__Instruction__
The line holding "y_short_ticks = [4, 12, 16, 20, 24, 28, 32]" is the last one to output; start at the first line of the data, keep every line in between exactly, and leave out pictures.

__Given information__
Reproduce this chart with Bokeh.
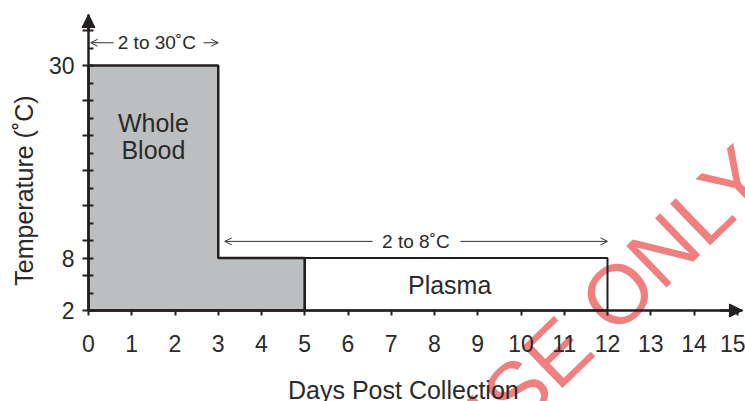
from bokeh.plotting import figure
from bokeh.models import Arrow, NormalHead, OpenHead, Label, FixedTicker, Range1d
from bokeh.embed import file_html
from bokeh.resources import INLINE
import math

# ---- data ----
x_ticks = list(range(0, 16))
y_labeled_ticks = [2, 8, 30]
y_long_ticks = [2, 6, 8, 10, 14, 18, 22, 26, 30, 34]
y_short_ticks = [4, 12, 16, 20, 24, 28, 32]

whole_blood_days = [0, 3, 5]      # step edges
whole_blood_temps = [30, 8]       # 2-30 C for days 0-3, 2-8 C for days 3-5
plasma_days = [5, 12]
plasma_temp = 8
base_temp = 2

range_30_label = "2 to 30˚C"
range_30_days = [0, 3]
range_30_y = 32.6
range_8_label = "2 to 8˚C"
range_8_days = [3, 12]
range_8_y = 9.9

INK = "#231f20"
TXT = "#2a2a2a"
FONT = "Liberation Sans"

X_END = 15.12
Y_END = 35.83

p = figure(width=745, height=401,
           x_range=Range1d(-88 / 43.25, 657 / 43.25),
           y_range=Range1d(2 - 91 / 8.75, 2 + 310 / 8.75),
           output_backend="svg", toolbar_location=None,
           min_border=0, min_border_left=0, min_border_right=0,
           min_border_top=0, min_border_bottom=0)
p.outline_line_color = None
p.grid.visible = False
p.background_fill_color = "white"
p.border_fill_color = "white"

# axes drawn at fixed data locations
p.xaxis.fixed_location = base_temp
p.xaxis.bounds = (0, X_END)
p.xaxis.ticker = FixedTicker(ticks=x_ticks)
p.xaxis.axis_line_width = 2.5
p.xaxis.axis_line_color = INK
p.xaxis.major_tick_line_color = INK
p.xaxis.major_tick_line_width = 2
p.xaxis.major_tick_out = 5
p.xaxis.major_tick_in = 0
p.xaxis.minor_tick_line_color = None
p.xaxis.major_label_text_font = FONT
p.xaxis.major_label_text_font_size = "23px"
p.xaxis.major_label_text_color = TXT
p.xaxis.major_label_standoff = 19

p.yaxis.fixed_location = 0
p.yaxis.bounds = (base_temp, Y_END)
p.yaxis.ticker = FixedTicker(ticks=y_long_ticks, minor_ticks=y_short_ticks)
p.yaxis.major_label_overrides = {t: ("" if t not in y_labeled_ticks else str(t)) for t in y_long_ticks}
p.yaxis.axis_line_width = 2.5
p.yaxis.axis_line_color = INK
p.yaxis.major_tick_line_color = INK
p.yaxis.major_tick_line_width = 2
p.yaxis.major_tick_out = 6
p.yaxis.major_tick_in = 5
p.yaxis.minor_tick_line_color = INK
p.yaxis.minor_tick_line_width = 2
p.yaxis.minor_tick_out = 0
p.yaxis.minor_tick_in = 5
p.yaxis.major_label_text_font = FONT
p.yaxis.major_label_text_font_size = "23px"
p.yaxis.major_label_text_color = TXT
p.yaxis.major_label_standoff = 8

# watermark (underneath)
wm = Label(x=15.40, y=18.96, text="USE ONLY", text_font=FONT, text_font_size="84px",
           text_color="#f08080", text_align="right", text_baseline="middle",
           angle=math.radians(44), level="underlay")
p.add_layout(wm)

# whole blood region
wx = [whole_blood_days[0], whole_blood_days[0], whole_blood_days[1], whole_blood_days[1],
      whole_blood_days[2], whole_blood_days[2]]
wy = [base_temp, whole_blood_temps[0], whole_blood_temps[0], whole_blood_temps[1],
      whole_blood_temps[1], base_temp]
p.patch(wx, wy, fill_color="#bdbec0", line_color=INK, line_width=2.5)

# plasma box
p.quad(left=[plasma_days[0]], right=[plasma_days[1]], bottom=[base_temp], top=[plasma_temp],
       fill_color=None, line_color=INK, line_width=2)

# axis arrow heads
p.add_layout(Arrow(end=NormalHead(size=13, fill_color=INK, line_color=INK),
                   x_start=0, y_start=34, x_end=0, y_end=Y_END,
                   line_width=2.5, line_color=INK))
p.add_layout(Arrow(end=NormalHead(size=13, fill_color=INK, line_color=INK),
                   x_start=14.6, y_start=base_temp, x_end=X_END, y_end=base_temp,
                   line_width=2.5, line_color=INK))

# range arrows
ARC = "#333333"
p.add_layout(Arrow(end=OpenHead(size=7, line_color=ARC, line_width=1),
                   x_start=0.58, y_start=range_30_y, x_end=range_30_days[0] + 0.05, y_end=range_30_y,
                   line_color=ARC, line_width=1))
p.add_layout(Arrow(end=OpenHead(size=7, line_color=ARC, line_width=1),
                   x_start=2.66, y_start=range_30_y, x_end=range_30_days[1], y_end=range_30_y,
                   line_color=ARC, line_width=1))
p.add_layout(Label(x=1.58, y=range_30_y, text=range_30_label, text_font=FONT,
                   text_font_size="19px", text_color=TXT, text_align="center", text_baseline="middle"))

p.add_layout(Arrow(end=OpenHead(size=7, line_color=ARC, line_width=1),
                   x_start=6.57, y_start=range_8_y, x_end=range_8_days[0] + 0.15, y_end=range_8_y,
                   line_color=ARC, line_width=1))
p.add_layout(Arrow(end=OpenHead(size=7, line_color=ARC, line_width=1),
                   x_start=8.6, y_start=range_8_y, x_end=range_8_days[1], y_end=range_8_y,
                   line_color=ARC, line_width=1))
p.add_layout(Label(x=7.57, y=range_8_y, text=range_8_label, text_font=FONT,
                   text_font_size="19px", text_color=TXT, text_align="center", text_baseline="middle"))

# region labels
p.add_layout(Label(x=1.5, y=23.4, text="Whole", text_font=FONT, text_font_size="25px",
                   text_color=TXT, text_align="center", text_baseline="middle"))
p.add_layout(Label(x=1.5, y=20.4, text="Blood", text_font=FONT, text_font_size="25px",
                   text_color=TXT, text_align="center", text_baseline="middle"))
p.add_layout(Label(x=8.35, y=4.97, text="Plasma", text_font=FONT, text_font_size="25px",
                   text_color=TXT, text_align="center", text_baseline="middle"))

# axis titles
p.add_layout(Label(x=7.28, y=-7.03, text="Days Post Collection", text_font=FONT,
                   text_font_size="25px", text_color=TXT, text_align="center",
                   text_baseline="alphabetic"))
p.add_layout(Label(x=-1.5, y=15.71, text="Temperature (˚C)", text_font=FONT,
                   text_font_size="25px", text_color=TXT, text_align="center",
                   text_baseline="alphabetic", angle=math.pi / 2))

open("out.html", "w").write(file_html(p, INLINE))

__In response__
Reproduce this chart with Bokeh.
from bokeh.plotting import figure
from bokeh.models import Arrow, NormalHead, OpenHead, Label, FixedTicker, Range1d
from bokeh.embed import file_html
from bokeh.resources import INLINE
import math

# ---- data ----
x_ticks = list(range(0, 16))
y_labeled_ticks = [2, 8, 30]
y_long_ticks = [2, 6, 8, 10, 14, 18, 22, 26, 30, 34]
y_short_ticks = [4, 12, 16, 20, 24, 28, 32]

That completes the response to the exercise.